Ponnu, who received a doctorate in civil engineering from Ohio State in 2018, believes he was asked to participate because he serves as the traffic engineer for a large college campus in the country and due to his work investigating choice of countermeasures and pedestrian volume patterns of college crosswalks. His previous research has also helped to develop measures to discourage jaywalking on Ohio State’s Columbus campus. Earlier this year, Ponnu presented his findings on pedestrian crossing volume patterns at the 101st annual meeting of the Transportation Research Board, which was held in Washington, D.C.

“College crosswalks are very different from public road crosswalks in that they’re very unique in terms of heavy pedestrian movements and a young student population,” he said. Uncontrolled crossing locations, or places where people often choose to jaywalk, can be dangerous, but Ponnu said that penalizing people isn’t conducive to improving traffic conditions.

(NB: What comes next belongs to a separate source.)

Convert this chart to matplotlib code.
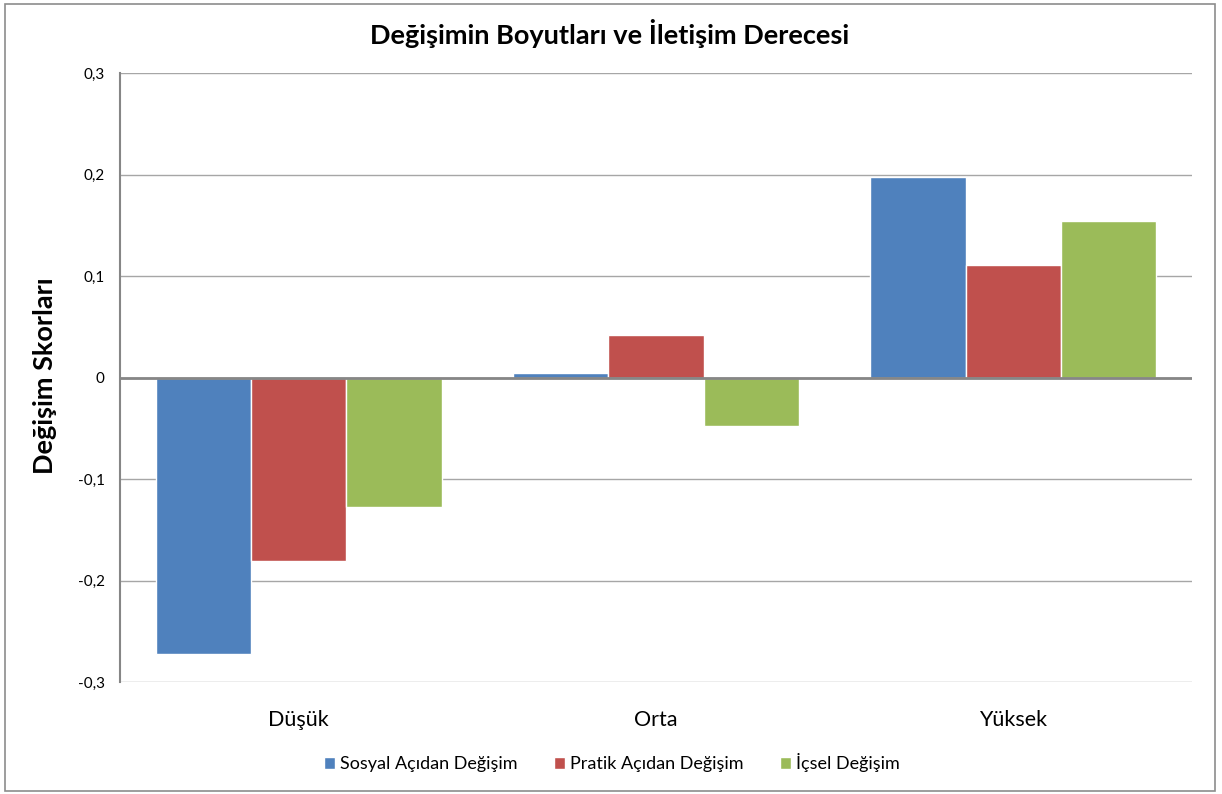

“The onus to prevent pedestrians from jaywalking should not be on the pedestrian. It should be on those of us who design crosswalk systems,” he said.

Case in point: During trips around campus to study local crosswalk operations, Ponnu discovered a huge variation in traffic control for crosswalks with similar characteristics across different areas around the university. “There is no consistency in how we provide crosswalk traffic control, and that’s something we need to standardize,” he said. But this issue isn't confined to college campuses; Ponnu’s previous research has shown that there is a lack of consistency in the choice of crosswalk traffic control across the country because there is no clear national guidance.

According to the NCHRP, national crosswalk spacing guidance is ambiguous as well; most agency regulations only point to where marked crosswalks should not be installed, rather than give advice on where they should be.

But how do researchers fix such a failing on a national scale?

By turning research like Ponnu’s into well-defined objectives, the project, which has received $500,000 in funding for the 2023 fiscal year, aims to be a first step in changing the way pedestrians interact with roads. It’ll be a year or two before the panel is able to share its recommendations on how to improve our current roadway system with other federal agencies, but Ponnu said he’s looking forward to serving as a “champion” for the implementation of the project’s results at Ohio State.  

“It is an absolute honor to have been invited to serve on this panel,” he said. “Being on this project will be a significant help in assisting me to design better facilities for both students and the many other people who travel to Ohio State’s campus.”